GOAL:
Starting at the top of the listing, extract every line up to and including the one with "const points = counts.map((v, i)". Pictures stay out of the copy.

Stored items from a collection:
__________________________________________________

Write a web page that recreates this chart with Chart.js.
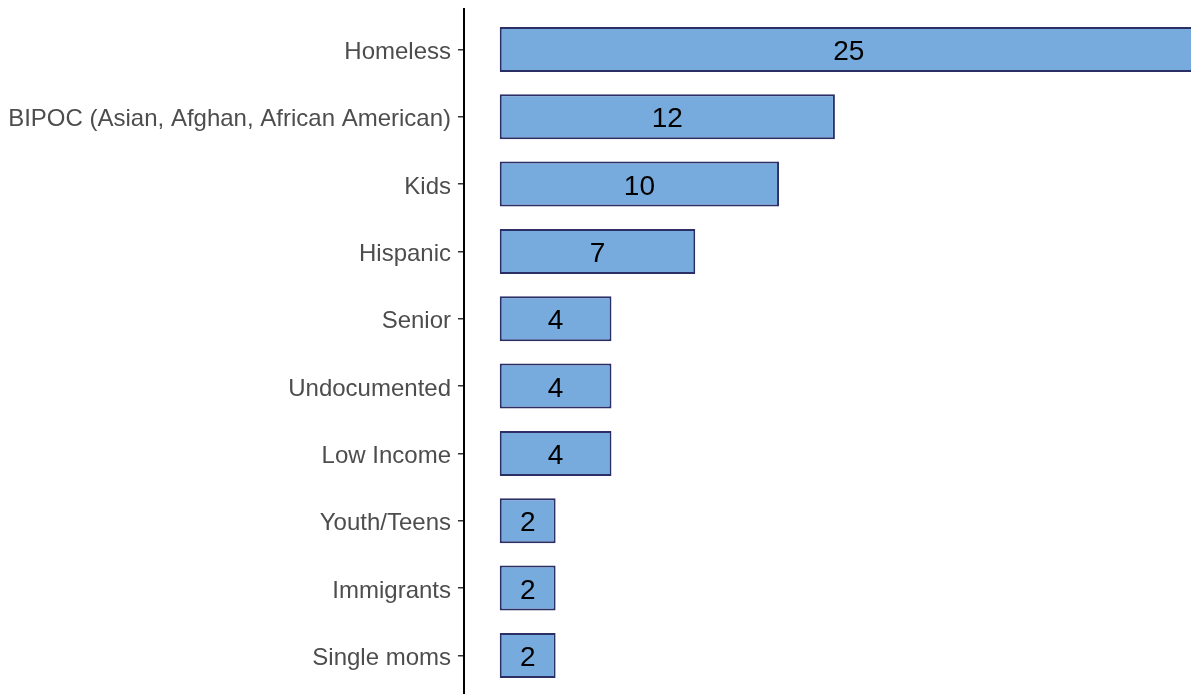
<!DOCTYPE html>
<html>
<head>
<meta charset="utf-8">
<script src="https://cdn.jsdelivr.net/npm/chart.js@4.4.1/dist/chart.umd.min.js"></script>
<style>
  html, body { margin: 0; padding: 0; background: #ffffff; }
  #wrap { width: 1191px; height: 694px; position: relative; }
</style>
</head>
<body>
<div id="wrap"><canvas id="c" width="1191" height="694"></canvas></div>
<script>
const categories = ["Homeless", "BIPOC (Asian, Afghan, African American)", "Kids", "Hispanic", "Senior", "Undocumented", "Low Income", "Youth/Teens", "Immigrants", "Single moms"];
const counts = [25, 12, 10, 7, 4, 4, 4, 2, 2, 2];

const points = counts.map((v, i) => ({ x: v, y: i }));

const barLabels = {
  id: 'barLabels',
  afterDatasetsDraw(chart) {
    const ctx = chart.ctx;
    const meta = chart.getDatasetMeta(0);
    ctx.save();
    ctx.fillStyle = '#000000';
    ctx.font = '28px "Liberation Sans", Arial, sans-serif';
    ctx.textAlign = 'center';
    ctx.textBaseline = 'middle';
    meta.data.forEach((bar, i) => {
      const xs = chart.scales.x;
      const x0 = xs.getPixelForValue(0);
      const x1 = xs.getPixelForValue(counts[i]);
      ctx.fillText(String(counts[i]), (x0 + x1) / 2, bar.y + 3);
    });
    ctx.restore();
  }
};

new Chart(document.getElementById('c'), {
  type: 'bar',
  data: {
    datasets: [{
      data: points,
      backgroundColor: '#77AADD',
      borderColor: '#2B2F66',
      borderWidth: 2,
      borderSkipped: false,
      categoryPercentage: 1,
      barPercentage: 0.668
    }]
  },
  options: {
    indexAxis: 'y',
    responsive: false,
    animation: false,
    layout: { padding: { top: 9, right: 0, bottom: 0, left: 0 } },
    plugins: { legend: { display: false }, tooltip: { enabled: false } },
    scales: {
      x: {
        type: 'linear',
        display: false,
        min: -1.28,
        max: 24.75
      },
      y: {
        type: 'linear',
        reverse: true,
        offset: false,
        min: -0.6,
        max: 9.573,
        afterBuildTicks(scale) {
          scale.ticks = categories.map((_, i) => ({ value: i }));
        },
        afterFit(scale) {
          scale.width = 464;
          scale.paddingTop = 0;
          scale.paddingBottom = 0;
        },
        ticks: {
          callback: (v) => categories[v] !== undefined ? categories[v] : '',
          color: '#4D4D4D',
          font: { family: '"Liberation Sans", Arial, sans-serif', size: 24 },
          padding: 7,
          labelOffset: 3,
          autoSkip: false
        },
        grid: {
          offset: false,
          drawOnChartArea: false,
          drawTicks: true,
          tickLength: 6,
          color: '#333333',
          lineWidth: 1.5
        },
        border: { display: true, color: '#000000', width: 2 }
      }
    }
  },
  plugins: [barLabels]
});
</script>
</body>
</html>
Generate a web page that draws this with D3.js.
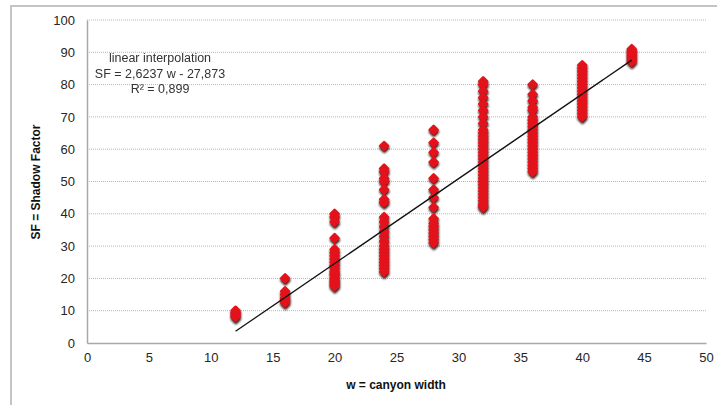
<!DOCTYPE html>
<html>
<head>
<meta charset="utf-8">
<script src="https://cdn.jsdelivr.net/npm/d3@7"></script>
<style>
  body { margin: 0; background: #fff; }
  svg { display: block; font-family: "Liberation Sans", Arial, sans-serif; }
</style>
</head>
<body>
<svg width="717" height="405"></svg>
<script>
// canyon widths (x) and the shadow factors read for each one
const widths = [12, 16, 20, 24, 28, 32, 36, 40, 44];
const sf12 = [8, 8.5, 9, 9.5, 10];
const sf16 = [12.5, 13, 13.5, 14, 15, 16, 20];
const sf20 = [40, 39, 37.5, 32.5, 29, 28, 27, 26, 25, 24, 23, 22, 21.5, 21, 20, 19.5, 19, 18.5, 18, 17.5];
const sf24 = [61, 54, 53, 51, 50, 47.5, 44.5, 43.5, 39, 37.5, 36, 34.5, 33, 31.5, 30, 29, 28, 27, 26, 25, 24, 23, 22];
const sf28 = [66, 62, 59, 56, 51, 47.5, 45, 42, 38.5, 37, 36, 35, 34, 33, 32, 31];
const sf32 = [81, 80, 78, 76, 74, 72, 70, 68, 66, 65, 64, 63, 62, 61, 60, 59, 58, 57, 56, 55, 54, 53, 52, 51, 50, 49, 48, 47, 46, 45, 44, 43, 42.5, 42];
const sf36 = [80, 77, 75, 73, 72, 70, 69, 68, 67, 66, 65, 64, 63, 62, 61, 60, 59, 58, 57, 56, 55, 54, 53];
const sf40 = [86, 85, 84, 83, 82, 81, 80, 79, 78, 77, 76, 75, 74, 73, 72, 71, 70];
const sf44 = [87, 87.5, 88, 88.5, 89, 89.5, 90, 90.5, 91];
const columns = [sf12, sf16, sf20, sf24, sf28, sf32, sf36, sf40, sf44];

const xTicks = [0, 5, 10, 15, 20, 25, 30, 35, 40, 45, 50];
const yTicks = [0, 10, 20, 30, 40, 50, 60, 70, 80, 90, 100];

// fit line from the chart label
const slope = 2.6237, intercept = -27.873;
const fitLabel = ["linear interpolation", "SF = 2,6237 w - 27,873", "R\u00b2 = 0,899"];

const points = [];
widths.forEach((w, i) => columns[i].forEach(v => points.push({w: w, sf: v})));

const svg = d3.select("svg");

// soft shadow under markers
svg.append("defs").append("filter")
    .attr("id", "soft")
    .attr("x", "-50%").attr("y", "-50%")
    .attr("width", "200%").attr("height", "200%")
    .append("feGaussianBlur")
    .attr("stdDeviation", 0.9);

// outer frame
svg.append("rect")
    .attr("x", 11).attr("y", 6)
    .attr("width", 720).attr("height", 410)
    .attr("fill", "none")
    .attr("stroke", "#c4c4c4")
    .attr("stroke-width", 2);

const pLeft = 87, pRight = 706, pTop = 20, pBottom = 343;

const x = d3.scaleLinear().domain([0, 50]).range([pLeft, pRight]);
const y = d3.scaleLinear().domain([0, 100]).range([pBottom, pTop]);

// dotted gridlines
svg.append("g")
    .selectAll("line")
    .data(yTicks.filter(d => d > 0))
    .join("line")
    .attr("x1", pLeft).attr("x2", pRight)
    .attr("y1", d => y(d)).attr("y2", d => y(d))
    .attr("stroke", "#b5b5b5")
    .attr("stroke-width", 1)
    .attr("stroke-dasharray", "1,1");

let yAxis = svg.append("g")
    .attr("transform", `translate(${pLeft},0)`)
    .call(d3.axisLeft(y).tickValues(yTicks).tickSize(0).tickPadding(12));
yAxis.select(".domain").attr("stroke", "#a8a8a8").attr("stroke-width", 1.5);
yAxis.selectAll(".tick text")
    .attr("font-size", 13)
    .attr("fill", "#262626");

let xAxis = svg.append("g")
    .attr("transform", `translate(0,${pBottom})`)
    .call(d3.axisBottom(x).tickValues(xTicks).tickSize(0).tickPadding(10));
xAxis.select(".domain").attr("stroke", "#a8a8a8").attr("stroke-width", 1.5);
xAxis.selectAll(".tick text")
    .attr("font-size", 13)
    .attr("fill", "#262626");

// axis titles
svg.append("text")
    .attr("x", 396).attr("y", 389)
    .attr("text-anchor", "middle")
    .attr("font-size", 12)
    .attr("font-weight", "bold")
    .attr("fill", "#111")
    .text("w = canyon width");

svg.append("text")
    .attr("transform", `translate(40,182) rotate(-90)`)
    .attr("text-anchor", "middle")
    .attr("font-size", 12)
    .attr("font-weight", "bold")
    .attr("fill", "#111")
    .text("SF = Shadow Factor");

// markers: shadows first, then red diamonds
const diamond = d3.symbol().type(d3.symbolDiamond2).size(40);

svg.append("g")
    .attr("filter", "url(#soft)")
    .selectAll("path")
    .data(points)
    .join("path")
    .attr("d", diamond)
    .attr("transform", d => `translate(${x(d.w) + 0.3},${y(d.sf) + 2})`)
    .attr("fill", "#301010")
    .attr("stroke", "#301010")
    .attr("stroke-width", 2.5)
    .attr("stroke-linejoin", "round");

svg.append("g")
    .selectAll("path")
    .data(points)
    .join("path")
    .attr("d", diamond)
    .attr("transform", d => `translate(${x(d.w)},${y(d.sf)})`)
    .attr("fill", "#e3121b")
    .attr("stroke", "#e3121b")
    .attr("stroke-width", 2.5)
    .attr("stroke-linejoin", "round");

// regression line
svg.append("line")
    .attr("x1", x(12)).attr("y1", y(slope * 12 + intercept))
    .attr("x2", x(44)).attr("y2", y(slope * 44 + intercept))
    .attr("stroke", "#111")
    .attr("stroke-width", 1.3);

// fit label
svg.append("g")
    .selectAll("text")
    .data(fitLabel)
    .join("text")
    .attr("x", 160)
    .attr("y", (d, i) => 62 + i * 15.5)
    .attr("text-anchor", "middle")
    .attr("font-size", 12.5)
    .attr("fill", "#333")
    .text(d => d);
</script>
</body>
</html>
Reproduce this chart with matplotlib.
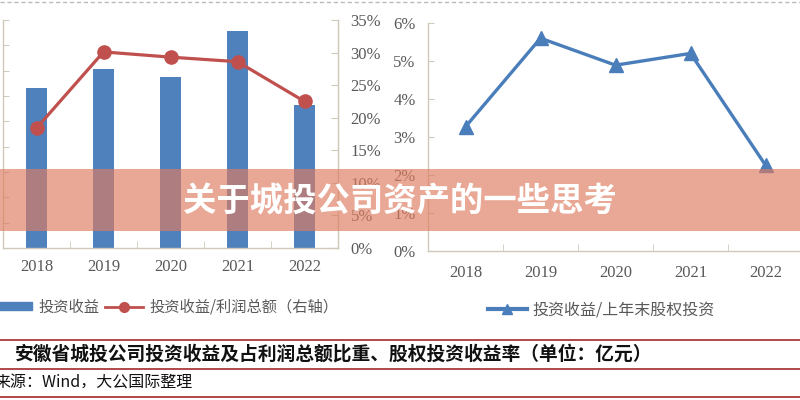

__________________________________________________

FULL OUTPUT:
Write a web page that recreates this chart with Chart.js.
<!DOCTYPE html>
<html>
<head>
<meta charset="utf-8">
<script src="https://cdn.jsdelivr.net/npm/chart.js@4.4.1/dist/chart.umd.min.js"></script>
<style>
  html, body { margin: 0; padding: 0; background: #ffffff; }
  #wrap { width: 1191px; height: 694px; position: relative; }
</style>
</head>
<body>
<div id="wrap"><canvas id="c" width="1191" height="694"></canvas></div>
<script>
const categories = ["Homeless", "BIPOC (Asian, Afghan, African American)", "Kids", "Hispanic", "Senior", "Undocumented", "Low Income", "Youth/Teens", "Immigrants", "Single moms"];
const counts = [25, 12, 10, 7, 4, 4, 4, 2, 2, 2];

const points = counts.map((v, i) => ({ x: v, y: i }));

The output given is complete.